Esos son aquellos donde las decisiones no dependen del humor del Mandatario, donde las instituciones funcionan para todos, donde cada persona tiene no solo el derecho de reclamar sino el deber de cooperar por el bien colectivo. Estados eficaces son aquellos donde se hace lo que manda la ley, que es la voluntad colectiva puesta a respaldar a los que no tienen el poder de imponer, de cercenar o de perseguir. Lo que necesitamos en América Latina son Estados donde los gobiernos se sienten orgullos no por la cantidad de subsidios que otorgan para que la gente siga siendo pobre sino los que sacan a miles anualmente de esa condición indigna donde todo cabe incluso la humillación al poderoso de ocasión que les coloca un mendrugo en la boca para convertirlo en obediente sirviente en cualquier manifestación de apoyo que se le reclame porque de lo contrario, le cortan lo poco que un Estado ineficaz le da.
Estados eficaces son los necesarios en este continente que vive un periodo de expansión económica que dejará nuevos ricos, muchos cercanos a los gobiernos ineficaces que generan el caldo de cultivo ideal para reproducir la miseria que terminó por imponer la demagogia y el populismo que extrañamente son hijos de la abundancia para generar posteriormente miseria. Este es el círculo vicioso a que nos llevan varios gobiernos que se llenaron la boca de “pueblo” pero que sin embargo dilapidaron recursos y tiempos en acciones y posturas contrarias al bienestar de la gente.
Requerimos Estados eficaces donde la proyección de lo que se hace no devenga del resentimiento ni del odio sino que proyecte una acción revolucionaria, nueva en la conciencia de este subcontinente rico y abundante en materias primas pero escaso de grandeza de sus líderes políticos. Algunos escapan de esta lógica perversa y son los que dejan como herencia pueblos orgullosos de su esfuerzo y convencidos de que sus gobiernos eficaces han luchado contra la ignorancia, la madre de la pobreza y que entendieron que una riqueza mal administrada termina robándole al pueblo uno de sus sagrados capitales: la esperanza.

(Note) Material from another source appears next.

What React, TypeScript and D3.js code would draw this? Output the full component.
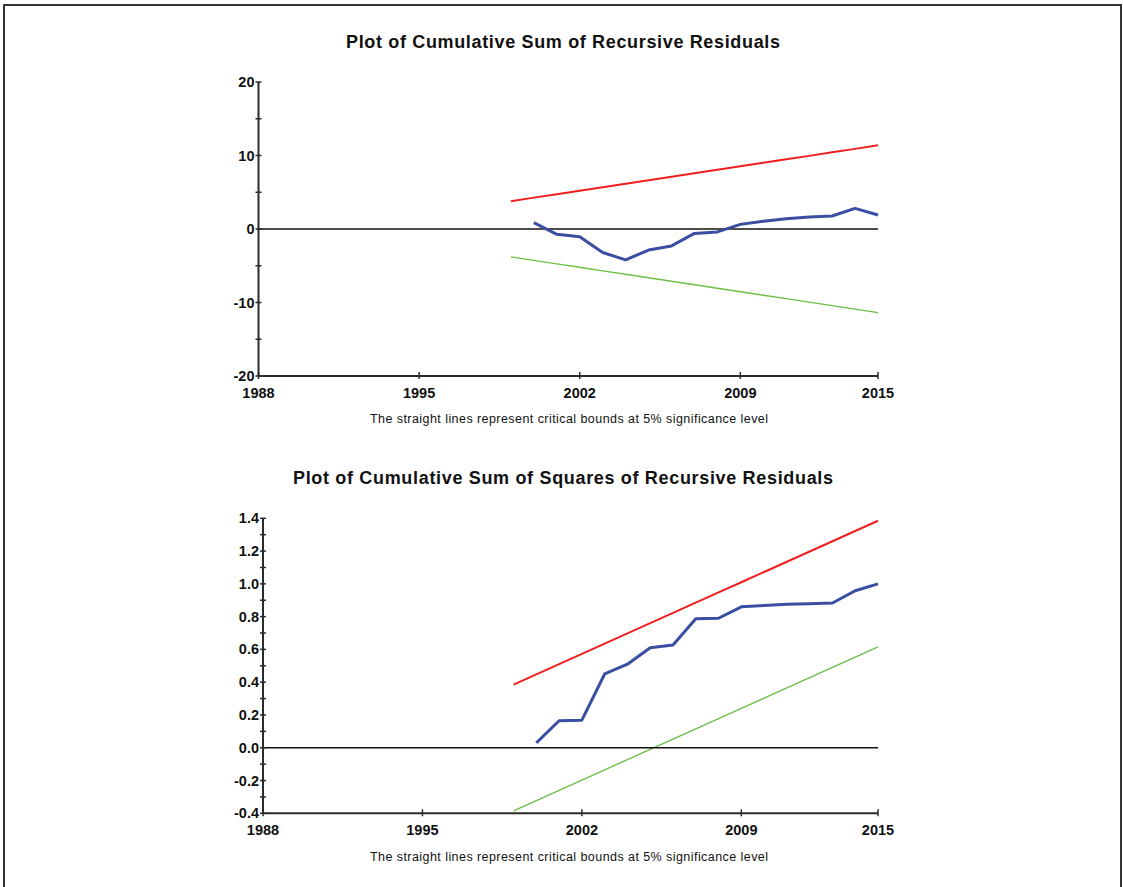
import React from "react";
import * as d3 from "d3";

// Years covered by the recursive estimates
const years = [1999, 2000, 2001, 2002, 2003, 2004, 2005, 2006, 2007, 2008, 2009, 2010, 2011, 2012, 2013, 2014, 2015];
const residualYears = years.slice(1);

// CUSUM statistic and its 5% bounds
const cusum = [0.86, -0.73, -1.04, -3.2, -4.2, -2.86, -2.3, -0.6, -0.4, 0.63, 1.04, 1.4, 1.63, 1.77, 2.8, 1.9];
const cusumUpper = [3.79, 4.27, 4.74, 5.21, 5.69, 6.16, 6.64, 7.11, 7.58, 8.06, 8.53, 9.01, 9.48, 9.95, 10.43, 10.9, 11.38];
const cusumLower = [-3.79, -4.27, -4.74, -5.21, -5.69, -6.16, -6.64, -7.11, -7.58, -8.06, -8.53, -9.01, -9.48, -9.95, -10.43, -10.9, -11.38];

// CUSUM of squares statistic and its 5% bounds
const cusumSq = [0.03, 0.165, 0.168, 0.45, 0.51, 0.61, 0.627, 0.787, 0.79, 0.86, 0.868, 0.875, 0.879, 0.883, 0.958, 1.0];
const cusumSqUpper = [0.385, 0.4475, 0.51, 0.5725, 0.635, 0.6975, 0.76, 0.8225, 0.885, 0.9475, 1.01, 1.0725, 1.135, 1.1975, 1.26, 1.3225, 1.385];
const cusumSqLower = [-0.385, -0.3225, -0.26, -0.1975, -0.135, -0.0725, -0.01, 0.0525, 0.115, 0.1775, 0.24, 0.3025, 0.365, 0.4275, 0.49, 0.5525, 0.615];

// Axis ticks
const xTicks = [1988, 1995, 2002, 2009, 2015];
const cusumTicks = [-20, -10, 0, 10, 20];
const cusumMinor = [-20, -15, -10, -5, 0, 5, 10, 15, 20];
const sqTicks = [-0.4, -0.2, 0.0, 0.2, 0.4, 0.6, 0.8, 1.0, 1.2, 1.4];
const sqMinor = [-0.4, -0.3, -0.2, -0.1, 0.0, 0.1, 0.2, 0.3, 0.4, 0.5, 0.6, 0.7, 0.8, 0.9, 1.0, 1.1, 1.2, 1.3, 1.4];

const FONT = "Arial, 'Liberation Sans', Helvetica, sans-serif";
const AXIS = "#2b2b2b";
const BLUE = "#3a4ea2";
const RED = "#f01f1f";
const GREEN = "#6cc046";

// plain hyphen for negatives, as in the printed output
const hyphen = (s: string) => s.replace("\u2212", "-");

type PanelProps = {
  title: string;
  titleY: number;
  titleWidth: number;
  noteY: number;
  x: d3.ScaleLinear<number, number>;
  y: d3.ScaleLinear<number, number>;
  yTicks: number[];
  yMinor: number[];
  fmt: (v: number) => string;
  stat: number[];
  upper: number[];
  lower: number[];
};

function Panel({ title, titleY, titleWidth, noteY, x, y, yTicks, yMinor, fmt, stat, upper, lower }: PanelProps) {
  const line = d3
    .line<[number, number]>()
    .x((d) => x(d[0]))
    .y((d) => y(d[1]));
  const [x0, x1] = x.range();
  const [yb, yt] = y.range();
  const pair = (xs: number[], vs: number[]) => xs.map((t, i) => [t, vs[i]] as [number, number]);
  return (
    <g>
      <text
        x={563}
        y={titleY}
        textAnchor="middle"
        fontFamily={FONT}
        fontWeight="bold"
        fontSize={18}
        fill="#111"
        textLength={titleWidth}
        lengthAdjust="spacing"
      >
        {title}
      </text>
      {/* critical bounds */}
      <path d={line(pair(years, upper)) || ""} fill="none" stroke={RED} strokeWidth={2} />
      <path d={line(pair(years, lower)) || ""} fill="none" stroke={GREEN} strokeWidth={1.4} />
      {/* zero reference */}
      <line x1={x0} x2={x1} y1={y(0)} y2={y(0)} stroke="#111" strokeWidth={1.6} />
      {/* statistic */}
      <path d={line(pair(residualYears, stat)) || ""} fill="none" stroke={BLUE} strokeWidth={3} strokeLinejoin="round" />
      {/* axes */}
      <line x1={x0} x2={x0} y1={yb} y2={yt} stroke={AXIS} strokeWidth={2} />
      <line x1={x0} x2={x1} y1={yb} y2={yb} stroke={AXIS} strokeWidth={2} />
      {yMinor.map((v) => (
        <line key={"ym" + v} x1={x0 - 3} x2={x0 + 3} y1={y(v)} y2={y(v)} stroke={AXIS} strokeWidth={1.5} />
      ))}
      {yTicks.map((v) => (
        <text key={"yt" + v} x={x0 - 4} y={y(v) + 5} textAnchor="end" fontFamily={FONT} fontWeight="bold" fontSize={14.5} fill="#111">
          {hyphen(fmt(v))}
        </text>
      ))}
      {xTicks.map((v) => (
        <g key={"xt" + v}>
          <line x1={x(v)} x2={x(v)} y1={yb - 4} y2={yb + 3} stroke={AXIS} strokeWidth={1.5} />
          <text x={x(v)} y={yb + 21.5} textAnchor="middle" fontFamily={FONT} fontWeight="bold" fontSize={14.5} fill="#111">
            {v}
          </text>
        </g>
      ))}
      <text
        x={569}
        y={noteY}
        textAnchor="middle"
        fontFamily={FONT}
        fontSize={12.5}
        fill="#111"
        textLength={398}
        lengthAdjust="spacing"
      >
        The straight lines represent critical bounds at 5% significance level
      </text>
    </g>
  );
}

export default function App() {
  const xTop = d3.scaleLinear().domain([1988, 2015]).range([258.5, 878]);
  const yTop = d3.scaleLinear().domain([-20, 20]).range([376, 82]);
  const xBot = d3.scaleLinear().domain([1988, 2015]).range([263, 878]);
  const yBot = d3.scaleLinear().domain([-0.4, 1.4]).range([813.3, 518.3]);

  return (
    <svg width={1123} height={887} style={{ position: "absolute", left: 0, top: 0, background: "#fff" }}>
      <rect width={1123} height={887} fill="#fff" />
      <path d="M4,887 V5 H1121 V887" fill="none" stroke="#333" strokeWidth={2} />
      <Panel
        title="Plot of Cumulative Sum of Recursive Residuals"
        titleY={48}
        titleWidth={434}
        noteY={423}
        x={xTop}
        y={yTop}
        yTicks={cusumTicks}
        yMinor={cusumMinor}
        fmt={(v) => d3.format("d")(v)}
        stat={cusum}
        upper={cusumUpper}
        lower={cusumLower}
      />
      <Panel
        title="Plot of Cumulative Sum of Squares of Recursive Residuals"
        titleY={484}
        titleWidth={540}
        noteY={861}
        x={xBot}
        y={yBot}
        yTicks={sqTicks}
        yMinor={sqMinor}
        fmt={(v) => d3.format(".1f")(v)}
        stat={cusumSq}
        upper={cusumSqUpper}
        lower={cusumSqLower}
      />
    </svg>
  );
}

Queremos que estados eficientes sean posibles con gobiernos que no le teman a la crítica, que no se espanten de aquellos que resaltan sus debilidades y que muchas veces terminan por enderezar lo torcido y corregir lo avieso. Estados eficaces tienen gobiernos magnánimos y generosos no viven del pasado sino que se proyectan orgullosos hacia el futuro. Entienden que el ciudadano es el capital más grande de un país y que su paso transitorio por el poder le ha dado oportunidad de servirlo con el mejor de sus esfuerzos para tornar la eficacia en argumento de una administración respetuosa, tolerante, abierta a la crítica. Los ineficaces sepultan todo esto con el grito, la amenaza y el insulto porque reconocen con ello su extraordinaria limitación de grandeza y de servicio.